Poi abbiamo ristretto ad una ventina, poi sempre meno anche grazie al
confronto con David Binney e un professore di italianistica della
NYU. Alla fine abbiamo optato per AUAND perché suonava bene anche
per gli anglofoni.
Con
la Nazionale Italiana Jazzisti hai unito due tue grandi passioni,
qual'è il tuo ruolo all'interno?
Sono
stato il fondatore, nel 2013, e primo presidente quando abbiamo
costituito la Onlus. Ora gioco solamente, quando riesco a conciliare
gli impegni. Riusciamo a raccogliere fondi per beneficenza
divertendoci e questo è importante.
Cos'è
ADEIDJ e il patto di intesa?
E'
l'acronimo di Associazione delle Etichette Indipendenti di Jazz ed è
stata da me fondata all'inizio del 2018 quindi stiamo terminando il
nostro secondo anno di vita. ADEIDJ fa parte della Federazione “Il
Jazz Italiano” che vede partecipare altre associazione legate al
nostro mondo: quella dei musicisti, dei festival, dei club, degli
agenti, dei fotografi e di chi si occupa di formazione. E' ancora
presto per tirare le somme ma già il fatto di essere tutti insieme
attorno ad un tavolo fa crescere tutto il sistema e ci porta a
pensare a strategie per il futuro di tutta la filiera. C'è
sicuramente tantissimo da fare.
Sono necessarie tutte queste sigle e procedure istituzionali , non c'è il pericolo che si perda un po lo
“spirito imprevedibile del Jazz”?
Siamo
stati cani sciolti per tanti anni e ora lo stato delle cose ci ha
portato ad unirci e discutere del futuro di questa musica in Italia.

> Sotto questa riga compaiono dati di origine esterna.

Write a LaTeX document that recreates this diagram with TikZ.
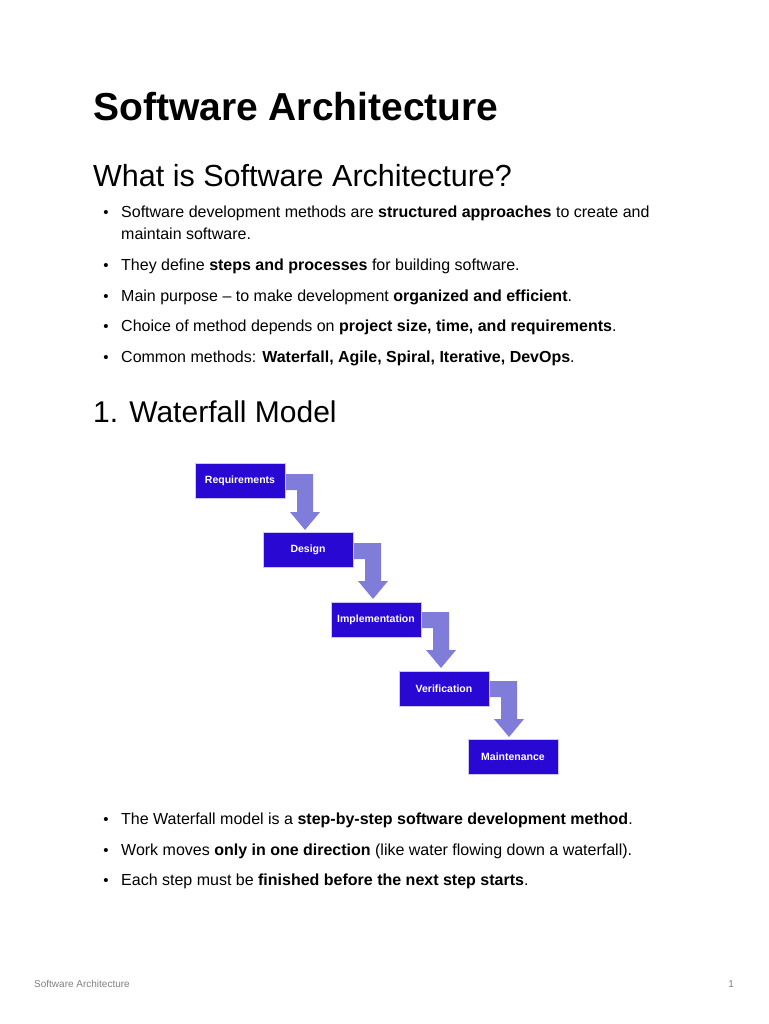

Alla maggior parte dei concerti il pubblico è over 50 e manca un
pubblico giovanissimo. Questo è uno dei principali problemi di cui
stiamo discutendo. Sarà necessario ricreare un pubblico da zero se
non vogliamo vedere questa musica sparire dai cartelloni. In più ci
sono tantissimi problemi strettamente burocratici da risolvere: il
sistema contributivo e pensionistico dei musicisti, l'inquadramento
stesso dei musicisti nel mondo del lavoro, l'inquadramento anche dei
club che investono in operazioni culturali, l'IVA sui dischi, la
mancata retribuzione collegata allo streaming del prodotto
discografico, e tanto altro.
Dopo
Bisceglie, New York, Roma e recentemente Torino, dove è diretta la
tua curiosità?
Ovunque!
In questo momento il mio pensiero è di sondare paesi diversi facendo
delle medio/brevi residenze. Ma Bisceglie e la Puglia resteranno
sempre e comunque il punto fermo, la base dove tornare. Qui si vive
troppo bene. Giusto per farti capire, sono andato a fare un bagno al
mare lo scorso 10 Ottobre, due giorni dopo ho comprato un'intera
cassetta di cachi a 3 Euro, mangio pesce spesso senza svenarmi (a
Torino un giorno ho deciso di prendere del pesce spada e ho speso 35
euro per due persone, dopo di ché ho mangiato carne per il resto
dell'anno). Credo siano benefit inarrivabili in città metropolitane
e a 50 anni quasi suonati tengo molto alla qualità della vita.